EX-3.2 3 ea177240ex3-2_cactusacq1.htm AMENDMENTS TO ARTICLES 17.2 THROUGH 17.6 OF THE AMENDED AND RESTATED MEMORANDUM AND ARTICLES OF ASSOCIATION OF THE COMPANY

Exhibit 3.2

 

AMENDMENT

TO THE

AMENDED AND RESTATED

MEMORANDUM AND ARTICLES OF ASSOCIATION

OF

CACTUS ACQUISITION CORP. 1 LIMITED

 

April 20, 2023

 

RESOLVED, as special resolutions, that:

 

(i) Article 17.2 of the Articles of Association of the Company be deleted in its entirety and replaced as follows:

 

“Class B Shares shall automatically convert into Class A Shares on a one-for-one basis (the “Initial Conversion Ratio”) (a) at any time and from time to time at the option of the holder thereof and (b) automatically concurrently with or immediately following the closing of the Business Combination.

 

(ii) Article 17.3 of the Articles of Association of the Company be deleted in its entirety and replaced as follows:

 

“Notwithstanding the Initial Conversion Ratio, in the case that additional Class A Shares or any other Equity-linked Securities, are issued, or deemed issued, by the Company in excess of the amounts offered in the IPO and related to the consummation of a Business Combination, all Class B Shares in issue (and not otherwise previously converted into Class A Shares) shall automatically convert into Class A Shares at the time of the consummation of a Business Combination at a ratio for which the Class B Shares shall convert into Class A Shares will be adjusted (unless the holders of a majority of the Class B Shares in issue agree to waive such anti-dilution adjustment with respect to any such issuance or deemed issuance) so that the number of Class A Shares issuable upon conversion of all Class B Shares will equal, on an as-converted basis, in the aggregate, 20 per cent of the sum of all Class A Shares and Class B Shares (excluding any such Class B Shares that have otherwise previously been converted into Class A Shares) in issue upon completion of the IPO plus all Class A Shares and Equity-linked Securities issued or deemed issued in connection with a Business Combination, excluding any Shares or Equity-linked Securities issued, or to be issued, to any seller in a Business Combination and any private warrants issued to the Sponsor or its Affiliates or any Officers or Directors.

 

(iii) Article 17.4 of the Articles of Association of the Company be deleted in its entirety and replaced as follows:

 

“Notwithstanding anything to the contrary contained herein, the foregoing adjustment to the Initial Conversion Ratio may be waived as to any particular issuance or deemed issuance of additional Class A Shares or Equity-linked Securities by the written consent or agreement of holders of a majority of the Class B Shares then in issue (and not otherwise previously converted into Class A Shares) consenting or agreeing separately as a separate class in the manner provided in the Variation of Rights of Shares Article hereof.”

 

(iv) Article 17.5 of the Articles of Association of the Company be deleted in its entirety and replaced as follows:

 

“The foregoing conversion ratio shall also be adjusted to account for any subdivision (by share subdivision, exchange, capitalisation, rights issue, reclassification, recapitalisation or otherwise) or combination (by share consolidation, exchange, reclassification, recapitalisation or otherwise) or similar reclassification or recapitalisation of the Class A Shares in issue into a greater or lesser number of Shares occurring after the original filing of the Articles without a proportionate and corresponding subdivision, combination or similar reclassification or recapitalisation of the Class B Shares in issue (and not otherwise previously converted into Class A Shares).”

 

(v) Article 17.6 of the Articles of Association of the Company be deleted in its entirety and replaced as follows:

 

“Each Class B Share shall convert into its pro rata number of Class A Shares pursuant to this Article.

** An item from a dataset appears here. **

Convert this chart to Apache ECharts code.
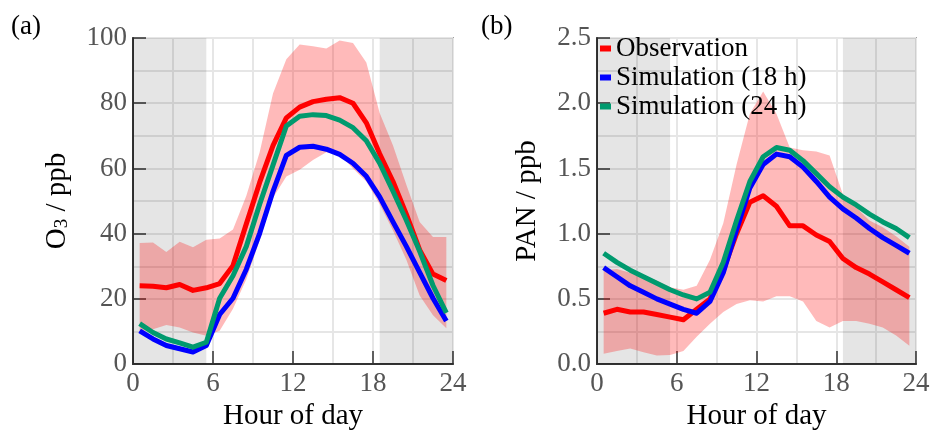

The pro rata share for each holder of Class B Shares will be determined as follows: each Class B Share shall convert into such number of Class A Shares as is equal to the product of 1 multiplied by a fraction, the numerator of which shall be the total number of Class A Shares into which all of the Class B Shares in issue (and not otherwise previously converted into Class A Shares) shall be converted pursuant to this Article and the denominator of which shall be the total number of Class B Shares in issue at the time of conversion and not otherwise previously converted into Class A Shares.”